■ **Recorded data**

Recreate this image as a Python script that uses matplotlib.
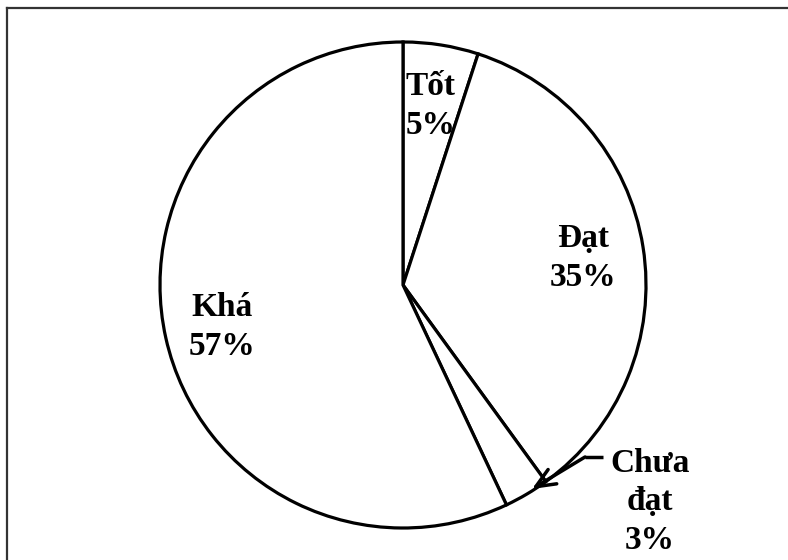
import matplotlib
matplotlib.use("Agg")
import matplotlib.pyplot as plt
from matplotlib.lines import Line2D

categories = ["Tốt", "Đạt", "Chưa\nđạt", "Khá"]
values = [5, 35, 3, 57]
labels = ["Tốt\n5%", "Đạt\n35%", "Chưa\nđạt\n3%", "Khá\n57%"]

W, H = 788, 560
CX, CY, R = 403, 285, 243

def px(x, y):
    return (x - CX) / R, (CY - y) / R

plt.rcParams['font.family'] = ['Liberation Serif', 'DejaVu Serif']

fig = plt.figure(figsize=(W / 100, H / 100), dpi=100)
ax = fig.add_axes([0, 0, 1, 1])
ax.pie(values, startangle=90, counterclock=False, radius=1,
       colors=['white'] * len(values),
       wedgeprops=dict(edgecolor='black', linewidth=2.3))
ax.set_xlim(-CX / R, (W - CX) / R)
ax.set_ylim(-(H - CY) / R, CY / R)
ax.set_aspect('equal')
ax.axis('off')

fs = 24
tx = [px(431, 106), px(583, 258), px(650, 502), px(222, 327)]
for (x, y), lab in zip(tx, labels):
    ax.text(x, y, lab, ha='center', va='center', fontsize=fs,
            fontweight='bold', linespacing=1.3)

# arrow for small slice
x0, y0 = px(603, 457)
x1, y1 = px(585, 457)
x2, y2 = px(532, 489)
ax.plot([x0, x1], [y0, y1], color='black', lw=2.5, solid_capstyle='butt')
ax.annotate('', xy=(x2, y2), xytext=(x1, y1),
            arrowprops=dict(arrowstyle='->,head_length=1.4,head_width=0.6',
                            color='black', lw=2.5, shrinkA=0, shrinkB=0))

# outer frame (top and left visible)
fig.add_artist(Line2D([7 / W, 1], [1 - 8 / H, 1 - 8 / H], color='#333333', lw=1.6,
                      transform=fig.transFigure))
fig.add_artist(Line2D([7 / W, 7 / W], [0, 1 - 8 / H], color='#333333', lw=1.6,
                      transform=fig.transFigure))

fig.savefig('out.png', dpi=100, facecolor='white')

■ **Task requirements**
Omit the pictures, then quote the rest of the material above exactly.

■ **Exercise response**
Recreate this image as a Python script that uses matplotlib.
import matplotlib
matplotlib.use("Agg")
import matplotlib.pyplot as plt
from matplotlib.lines import Line2D

categories = ["Tốt", "Đạt", "Chưa\nđạt", "Khá"]
values = [5, 35, 3, 57]
labels = ["Tốt\n5%", "Đạt\n35%", "Chưa\nđạt\n3%", "Khá\n57%"]

W, H = 788, 560
CX, CY, R = 403, 285, 243

def px(x, y):
    return (x - CX) / R, (CY - y) / R

plt.rcParams['font.family'] = ['Liberation Serif', 'DejaVu Serif']

fig = plt.figure(figsize=(W / 100, H / 100), dpi=100)
ax = fig.add_axes([0, 0, 1, 1])
ax.pie(values, startangle=90, counterclock=False, radius=1,
       colors=['white'] * len(values),
       wedgeprops=dict(edgecolor='black', linewidth=2.3))
ax.set_xlim(-CX / R, (W - CX) / R)
ax.set_ylim(-(H - CY) / R, CY / R)
ax.set_aspect('equal')
ax.axis('off')

fs = 24
tx = [px(431, 106), px(583, 258), px(650, 502), px(222, 327)]
for (x, y), lab in zip(tx, labels):
    ax.text(x, y, lab, ha='center', va='center', fontsize=fs,
            fontweight='bold', linespacing=1.3)

# arrow for small slice
x0, y0 = px(603, 457)
x1, y1 = px(585, 457)
x2, y2 = px(532, 489)
ax.plot([x0, x1], [y0, y1], color='black', lw=2.5, solid_capstyle='butt')
ax.annotate('', xy=(x2, y2), xytext=(x1, y1),
            arrowprops=dict(arrowstyle='->,head_length=1.4,head_width=0.6',
                            color='black', lw=2.5, shrinkA=0, shrinkB=0))

# outer frame (top and left visible)
fig.add_artist(Line2D([7 / W, 1], [1 - 8 / H, 1 - 8 / H], color='#333333', lw=1.6,
                      transform=fig.transFigure))
fig.add_artist(Line2D([7 / W, 7 / W], [0, 1 - 8 / H], color='#333333', lw=1.6,
                      transform=fig.transFigure))

fig.savefig('out.png', dpi=100, facecolor='white')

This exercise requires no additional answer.